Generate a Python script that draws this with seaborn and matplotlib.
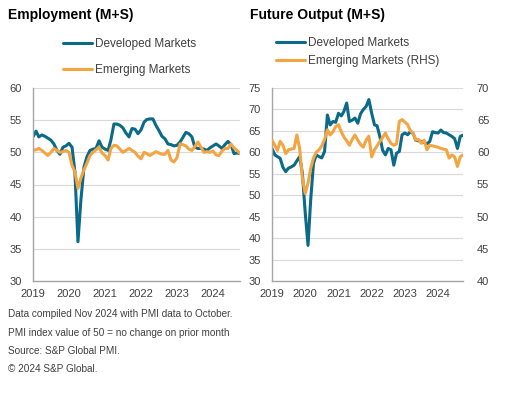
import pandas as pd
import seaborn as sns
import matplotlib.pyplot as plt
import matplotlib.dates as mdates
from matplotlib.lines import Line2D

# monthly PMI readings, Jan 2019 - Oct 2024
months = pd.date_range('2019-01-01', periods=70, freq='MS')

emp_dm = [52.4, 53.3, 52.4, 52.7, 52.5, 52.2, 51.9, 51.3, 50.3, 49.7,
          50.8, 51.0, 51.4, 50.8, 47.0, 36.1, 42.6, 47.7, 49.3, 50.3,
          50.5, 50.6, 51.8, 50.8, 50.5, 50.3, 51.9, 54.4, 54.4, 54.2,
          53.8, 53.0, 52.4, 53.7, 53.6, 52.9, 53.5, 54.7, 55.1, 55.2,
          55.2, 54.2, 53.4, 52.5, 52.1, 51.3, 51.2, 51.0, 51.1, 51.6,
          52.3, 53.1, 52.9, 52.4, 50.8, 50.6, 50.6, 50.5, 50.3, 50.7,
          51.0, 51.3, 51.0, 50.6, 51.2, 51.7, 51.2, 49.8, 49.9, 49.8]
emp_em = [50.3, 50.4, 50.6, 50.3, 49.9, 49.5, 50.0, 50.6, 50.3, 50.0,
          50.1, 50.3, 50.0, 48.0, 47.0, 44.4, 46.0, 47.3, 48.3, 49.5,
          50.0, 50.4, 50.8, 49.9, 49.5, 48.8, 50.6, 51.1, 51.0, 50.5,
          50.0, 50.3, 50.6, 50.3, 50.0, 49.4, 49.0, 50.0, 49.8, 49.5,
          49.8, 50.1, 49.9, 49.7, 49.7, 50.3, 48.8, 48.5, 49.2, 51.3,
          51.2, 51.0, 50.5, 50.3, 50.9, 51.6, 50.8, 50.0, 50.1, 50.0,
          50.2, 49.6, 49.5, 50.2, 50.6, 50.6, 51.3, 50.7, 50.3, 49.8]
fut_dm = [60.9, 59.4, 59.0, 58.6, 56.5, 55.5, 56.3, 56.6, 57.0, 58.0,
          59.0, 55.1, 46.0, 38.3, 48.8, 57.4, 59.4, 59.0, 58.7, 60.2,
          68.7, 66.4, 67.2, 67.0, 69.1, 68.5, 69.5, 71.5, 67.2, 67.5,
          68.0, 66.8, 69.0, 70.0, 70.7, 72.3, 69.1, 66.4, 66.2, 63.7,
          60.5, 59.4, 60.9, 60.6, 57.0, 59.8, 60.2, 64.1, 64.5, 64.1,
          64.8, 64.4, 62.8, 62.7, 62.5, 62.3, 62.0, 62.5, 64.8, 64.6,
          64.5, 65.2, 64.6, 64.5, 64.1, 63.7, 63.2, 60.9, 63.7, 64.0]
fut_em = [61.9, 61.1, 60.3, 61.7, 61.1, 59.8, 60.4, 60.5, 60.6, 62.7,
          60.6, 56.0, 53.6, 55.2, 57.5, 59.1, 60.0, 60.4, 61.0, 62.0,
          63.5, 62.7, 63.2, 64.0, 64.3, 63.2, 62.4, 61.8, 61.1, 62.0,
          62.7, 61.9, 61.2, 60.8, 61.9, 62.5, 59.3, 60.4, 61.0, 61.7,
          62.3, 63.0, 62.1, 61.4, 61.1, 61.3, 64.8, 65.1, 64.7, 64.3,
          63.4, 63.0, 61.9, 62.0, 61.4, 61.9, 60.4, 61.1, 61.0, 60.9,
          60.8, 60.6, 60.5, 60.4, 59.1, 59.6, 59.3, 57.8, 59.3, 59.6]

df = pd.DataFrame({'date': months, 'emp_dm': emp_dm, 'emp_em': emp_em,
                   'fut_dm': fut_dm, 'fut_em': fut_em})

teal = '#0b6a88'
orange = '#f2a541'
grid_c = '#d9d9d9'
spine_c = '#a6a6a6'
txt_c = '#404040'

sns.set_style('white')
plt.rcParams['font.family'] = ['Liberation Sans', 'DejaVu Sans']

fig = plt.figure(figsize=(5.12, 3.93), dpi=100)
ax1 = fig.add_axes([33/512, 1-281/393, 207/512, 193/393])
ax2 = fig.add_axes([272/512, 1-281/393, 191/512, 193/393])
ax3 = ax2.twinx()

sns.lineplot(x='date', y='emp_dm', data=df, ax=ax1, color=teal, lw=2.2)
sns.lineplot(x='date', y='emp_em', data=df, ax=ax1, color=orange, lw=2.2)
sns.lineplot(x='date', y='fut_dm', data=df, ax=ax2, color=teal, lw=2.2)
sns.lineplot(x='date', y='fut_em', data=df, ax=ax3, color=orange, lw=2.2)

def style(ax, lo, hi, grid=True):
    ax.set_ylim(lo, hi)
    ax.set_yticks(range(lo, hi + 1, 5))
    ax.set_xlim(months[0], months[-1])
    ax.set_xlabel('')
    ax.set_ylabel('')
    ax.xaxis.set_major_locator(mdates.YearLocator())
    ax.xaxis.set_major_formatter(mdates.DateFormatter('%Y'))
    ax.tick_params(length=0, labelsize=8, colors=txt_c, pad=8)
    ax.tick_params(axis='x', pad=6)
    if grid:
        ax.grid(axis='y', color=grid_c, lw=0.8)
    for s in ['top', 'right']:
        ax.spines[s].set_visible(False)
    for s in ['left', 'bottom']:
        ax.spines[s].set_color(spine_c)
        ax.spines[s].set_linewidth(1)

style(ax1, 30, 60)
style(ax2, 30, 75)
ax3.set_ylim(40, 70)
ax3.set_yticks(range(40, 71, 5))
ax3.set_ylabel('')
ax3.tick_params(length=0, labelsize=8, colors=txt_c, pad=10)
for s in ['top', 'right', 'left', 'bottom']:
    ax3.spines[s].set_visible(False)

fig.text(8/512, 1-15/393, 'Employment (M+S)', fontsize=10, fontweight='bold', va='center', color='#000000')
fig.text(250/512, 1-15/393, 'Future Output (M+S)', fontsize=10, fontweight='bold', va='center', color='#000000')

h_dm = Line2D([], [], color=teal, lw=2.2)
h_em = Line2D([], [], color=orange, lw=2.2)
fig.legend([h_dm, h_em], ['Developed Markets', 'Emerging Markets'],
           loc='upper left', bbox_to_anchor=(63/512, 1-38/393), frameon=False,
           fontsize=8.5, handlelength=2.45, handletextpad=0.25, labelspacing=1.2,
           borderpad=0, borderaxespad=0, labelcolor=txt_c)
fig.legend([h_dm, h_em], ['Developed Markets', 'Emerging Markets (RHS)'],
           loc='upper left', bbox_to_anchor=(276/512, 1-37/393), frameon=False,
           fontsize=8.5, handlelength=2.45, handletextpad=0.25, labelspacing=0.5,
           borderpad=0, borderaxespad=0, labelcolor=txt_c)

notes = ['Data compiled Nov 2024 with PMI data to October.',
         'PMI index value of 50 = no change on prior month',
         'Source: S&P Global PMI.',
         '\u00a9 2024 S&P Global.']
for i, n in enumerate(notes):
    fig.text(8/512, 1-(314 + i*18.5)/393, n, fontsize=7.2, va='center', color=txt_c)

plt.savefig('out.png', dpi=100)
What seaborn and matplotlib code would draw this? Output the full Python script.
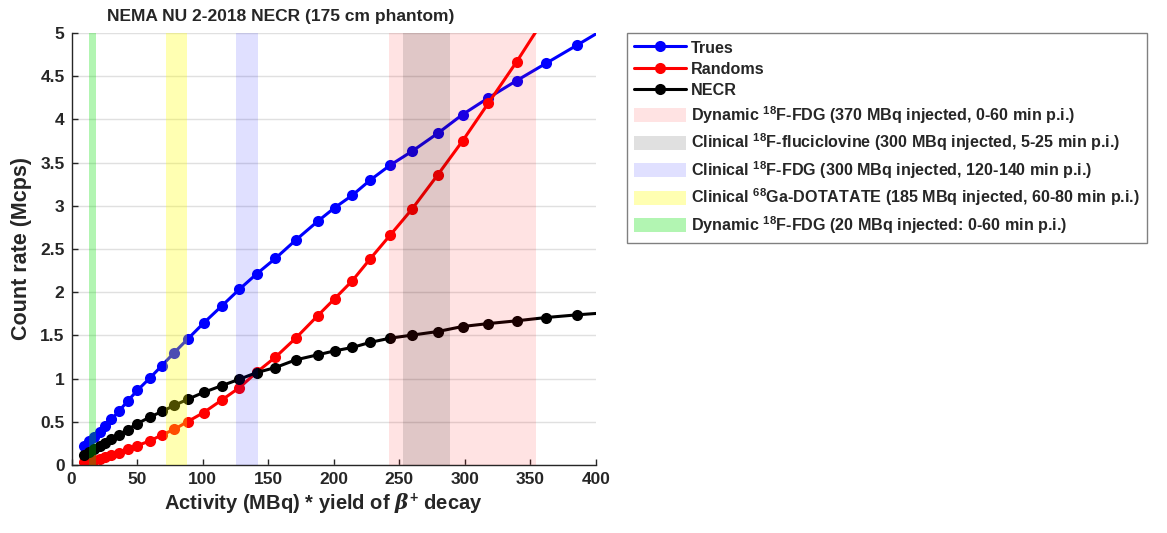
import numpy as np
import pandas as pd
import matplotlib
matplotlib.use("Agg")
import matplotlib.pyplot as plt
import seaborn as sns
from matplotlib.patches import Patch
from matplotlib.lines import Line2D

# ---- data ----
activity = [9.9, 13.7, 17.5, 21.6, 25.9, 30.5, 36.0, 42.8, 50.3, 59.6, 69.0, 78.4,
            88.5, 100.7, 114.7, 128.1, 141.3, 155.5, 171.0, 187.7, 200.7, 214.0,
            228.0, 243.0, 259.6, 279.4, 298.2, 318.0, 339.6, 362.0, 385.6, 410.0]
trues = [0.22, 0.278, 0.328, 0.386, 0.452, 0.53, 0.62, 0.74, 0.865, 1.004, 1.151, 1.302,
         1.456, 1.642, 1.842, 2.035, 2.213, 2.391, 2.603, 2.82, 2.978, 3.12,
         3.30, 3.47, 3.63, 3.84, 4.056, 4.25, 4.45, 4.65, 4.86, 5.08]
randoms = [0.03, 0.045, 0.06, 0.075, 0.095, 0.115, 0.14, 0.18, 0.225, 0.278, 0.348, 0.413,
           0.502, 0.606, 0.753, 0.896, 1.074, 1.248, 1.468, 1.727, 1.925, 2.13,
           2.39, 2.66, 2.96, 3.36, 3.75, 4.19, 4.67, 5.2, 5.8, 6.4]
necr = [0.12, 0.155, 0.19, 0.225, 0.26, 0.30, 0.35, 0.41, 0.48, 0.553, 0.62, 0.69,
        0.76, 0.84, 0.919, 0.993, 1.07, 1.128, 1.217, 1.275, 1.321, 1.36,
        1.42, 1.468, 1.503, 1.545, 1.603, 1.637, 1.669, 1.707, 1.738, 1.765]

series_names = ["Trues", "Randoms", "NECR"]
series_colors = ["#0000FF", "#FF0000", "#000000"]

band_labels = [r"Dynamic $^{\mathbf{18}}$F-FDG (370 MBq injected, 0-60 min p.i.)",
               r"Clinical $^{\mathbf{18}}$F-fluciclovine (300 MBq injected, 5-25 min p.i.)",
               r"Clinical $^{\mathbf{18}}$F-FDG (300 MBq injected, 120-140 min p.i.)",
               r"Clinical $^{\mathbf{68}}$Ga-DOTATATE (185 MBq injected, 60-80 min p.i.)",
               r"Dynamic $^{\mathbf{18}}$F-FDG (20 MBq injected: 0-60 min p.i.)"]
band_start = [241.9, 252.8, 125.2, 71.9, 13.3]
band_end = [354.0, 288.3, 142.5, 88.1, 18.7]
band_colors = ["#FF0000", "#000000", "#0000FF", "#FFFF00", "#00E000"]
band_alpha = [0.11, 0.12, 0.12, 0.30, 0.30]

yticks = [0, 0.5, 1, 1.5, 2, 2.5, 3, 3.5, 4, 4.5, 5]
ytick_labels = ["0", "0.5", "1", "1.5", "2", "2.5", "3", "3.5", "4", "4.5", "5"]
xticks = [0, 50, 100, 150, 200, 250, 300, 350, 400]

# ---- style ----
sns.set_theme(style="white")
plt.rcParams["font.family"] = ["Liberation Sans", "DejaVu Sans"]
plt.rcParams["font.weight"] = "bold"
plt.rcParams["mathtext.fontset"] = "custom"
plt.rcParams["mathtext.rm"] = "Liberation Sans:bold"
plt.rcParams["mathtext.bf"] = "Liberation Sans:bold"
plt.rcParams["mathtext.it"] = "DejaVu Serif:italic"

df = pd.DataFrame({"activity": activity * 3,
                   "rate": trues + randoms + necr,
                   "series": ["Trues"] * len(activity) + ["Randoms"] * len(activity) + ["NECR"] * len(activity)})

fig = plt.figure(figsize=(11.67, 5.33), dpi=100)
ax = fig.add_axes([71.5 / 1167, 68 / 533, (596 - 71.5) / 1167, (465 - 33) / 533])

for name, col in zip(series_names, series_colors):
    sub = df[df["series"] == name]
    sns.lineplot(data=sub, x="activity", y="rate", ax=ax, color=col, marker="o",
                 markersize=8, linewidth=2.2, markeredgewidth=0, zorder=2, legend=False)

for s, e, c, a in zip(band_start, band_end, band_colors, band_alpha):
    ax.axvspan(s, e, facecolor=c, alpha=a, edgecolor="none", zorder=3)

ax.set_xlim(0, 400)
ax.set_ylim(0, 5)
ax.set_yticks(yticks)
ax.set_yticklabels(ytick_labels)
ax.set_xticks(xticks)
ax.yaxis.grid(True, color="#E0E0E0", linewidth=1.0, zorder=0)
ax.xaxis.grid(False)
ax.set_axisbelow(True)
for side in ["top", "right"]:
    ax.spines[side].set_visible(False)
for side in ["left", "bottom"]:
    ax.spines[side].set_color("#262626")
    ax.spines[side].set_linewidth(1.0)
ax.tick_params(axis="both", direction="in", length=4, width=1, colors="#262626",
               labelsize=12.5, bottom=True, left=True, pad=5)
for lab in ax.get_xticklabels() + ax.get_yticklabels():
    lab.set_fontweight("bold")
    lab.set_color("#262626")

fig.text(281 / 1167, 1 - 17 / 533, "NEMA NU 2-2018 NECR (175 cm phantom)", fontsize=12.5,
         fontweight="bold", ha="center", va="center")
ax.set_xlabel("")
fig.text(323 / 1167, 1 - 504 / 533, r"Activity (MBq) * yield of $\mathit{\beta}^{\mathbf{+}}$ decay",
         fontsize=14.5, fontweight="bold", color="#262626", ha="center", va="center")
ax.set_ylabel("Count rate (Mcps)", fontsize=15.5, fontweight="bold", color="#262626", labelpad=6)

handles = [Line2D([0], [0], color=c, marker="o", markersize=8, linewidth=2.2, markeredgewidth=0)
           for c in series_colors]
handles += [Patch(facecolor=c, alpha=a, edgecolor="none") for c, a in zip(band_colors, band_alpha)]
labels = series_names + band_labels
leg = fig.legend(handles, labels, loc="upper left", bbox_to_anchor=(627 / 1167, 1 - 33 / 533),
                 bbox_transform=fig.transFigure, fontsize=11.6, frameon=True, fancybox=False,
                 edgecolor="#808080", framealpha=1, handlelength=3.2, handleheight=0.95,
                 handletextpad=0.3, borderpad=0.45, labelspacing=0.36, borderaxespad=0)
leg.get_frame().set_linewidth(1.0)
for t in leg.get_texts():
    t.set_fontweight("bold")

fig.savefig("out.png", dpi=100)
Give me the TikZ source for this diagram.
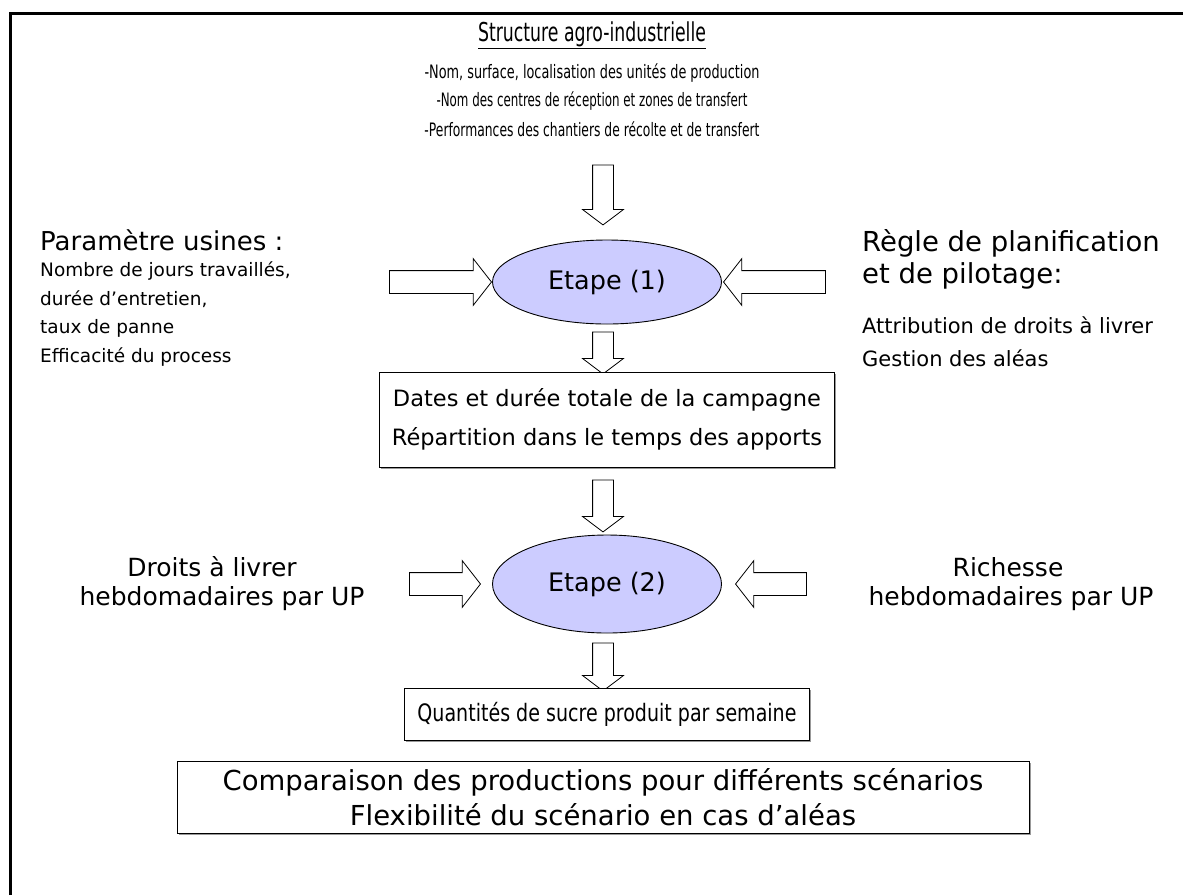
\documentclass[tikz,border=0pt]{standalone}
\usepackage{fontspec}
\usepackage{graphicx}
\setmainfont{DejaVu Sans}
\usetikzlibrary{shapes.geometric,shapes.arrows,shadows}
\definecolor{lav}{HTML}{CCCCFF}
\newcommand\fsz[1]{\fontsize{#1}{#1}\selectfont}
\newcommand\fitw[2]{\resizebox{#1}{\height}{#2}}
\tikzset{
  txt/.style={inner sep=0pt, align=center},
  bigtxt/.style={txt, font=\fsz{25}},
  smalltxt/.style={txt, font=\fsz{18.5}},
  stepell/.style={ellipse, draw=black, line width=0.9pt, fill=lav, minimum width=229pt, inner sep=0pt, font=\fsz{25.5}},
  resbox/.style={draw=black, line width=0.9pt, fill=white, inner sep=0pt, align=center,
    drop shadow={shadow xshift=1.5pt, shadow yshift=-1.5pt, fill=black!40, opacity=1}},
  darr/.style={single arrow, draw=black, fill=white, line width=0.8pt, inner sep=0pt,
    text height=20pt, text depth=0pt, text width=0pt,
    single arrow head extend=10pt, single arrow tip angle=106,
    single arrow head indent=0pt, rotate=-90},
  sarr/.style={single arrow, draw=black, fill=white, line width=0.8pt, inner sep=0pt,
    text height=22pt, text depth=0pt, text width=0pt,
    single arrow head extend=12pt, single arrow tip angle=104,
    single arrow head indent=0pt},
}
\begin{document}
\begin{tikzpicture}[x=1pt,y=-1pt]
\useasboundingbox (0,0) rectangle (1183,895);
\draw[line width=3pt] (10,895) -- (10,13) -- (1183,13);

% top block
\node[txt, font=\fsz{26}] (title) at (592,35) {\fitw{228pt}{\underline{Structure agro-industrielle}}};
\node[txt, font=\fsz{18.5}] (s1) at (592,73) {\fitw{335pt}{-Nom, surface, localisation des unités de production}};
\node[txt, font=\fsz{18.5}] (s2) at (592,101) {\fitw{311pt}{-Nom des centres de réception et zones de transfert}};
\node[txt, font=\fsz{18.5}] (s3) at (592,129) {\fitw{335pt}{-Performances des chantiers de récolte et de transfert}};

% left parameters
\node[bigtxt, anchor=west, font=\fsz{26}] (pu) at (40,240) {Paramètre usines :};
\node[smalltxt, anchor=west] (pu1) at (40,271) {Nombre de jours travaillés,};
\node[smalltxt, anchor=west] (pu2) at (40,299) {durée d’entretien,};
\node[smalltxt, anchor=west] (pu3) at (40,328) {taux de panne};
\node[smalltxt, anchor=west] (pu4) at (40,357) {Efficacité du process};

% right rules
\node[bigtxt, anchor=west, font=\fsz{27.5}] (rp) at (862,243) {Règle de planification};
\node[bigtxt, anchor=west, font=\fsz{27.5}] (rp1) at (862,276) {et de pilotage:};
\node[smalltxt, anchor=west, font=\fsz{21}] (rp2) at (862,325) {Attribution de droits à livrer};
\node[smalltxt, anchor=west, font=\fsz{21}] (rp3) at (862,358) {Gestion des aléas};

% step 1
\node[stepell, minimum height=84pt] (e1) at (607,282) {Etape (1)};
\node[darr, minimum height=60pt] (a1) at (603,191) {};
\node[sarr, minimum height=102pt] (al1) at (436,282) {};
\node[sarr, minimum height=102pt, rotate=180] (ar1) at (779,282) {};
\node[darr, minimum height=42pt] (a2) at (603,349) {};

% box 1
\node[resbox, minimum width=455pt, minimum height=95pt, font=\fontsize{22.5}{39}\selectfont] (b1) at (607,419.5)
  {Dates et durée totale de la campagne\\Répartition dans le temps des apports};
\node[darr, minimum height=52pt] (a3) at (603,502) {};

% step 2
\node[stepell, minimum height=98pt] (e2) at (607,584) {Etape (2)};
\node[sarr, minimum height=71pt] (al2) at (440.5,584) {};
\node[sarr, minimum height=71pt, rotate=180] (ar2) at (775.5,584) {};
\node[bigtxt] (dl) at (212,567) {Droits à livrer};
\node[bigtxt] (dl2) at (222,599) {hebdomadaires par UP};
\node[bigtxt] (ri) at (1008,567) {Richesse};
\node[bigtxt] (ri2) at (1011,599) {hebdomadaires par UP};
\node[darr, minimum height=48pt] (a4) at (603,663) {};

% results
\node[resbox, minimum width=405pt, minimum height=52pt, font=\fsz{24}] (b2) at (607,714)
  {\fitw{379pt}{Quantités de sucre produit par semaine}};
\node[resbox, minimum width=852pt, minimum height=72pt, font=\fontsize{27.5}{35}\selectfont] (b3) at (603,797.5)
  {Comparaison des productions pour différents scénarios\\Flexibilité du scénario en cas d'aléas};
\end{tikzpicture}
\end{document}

•••

**Exercise requirements:**
Using the listing above, list every line in which the string "Python" occurs.

**Right answer:**
Generate a Python script that draws this with seaborn and matplotlib.
What seaborn and matplotlib code would draw this? Output the full Python script.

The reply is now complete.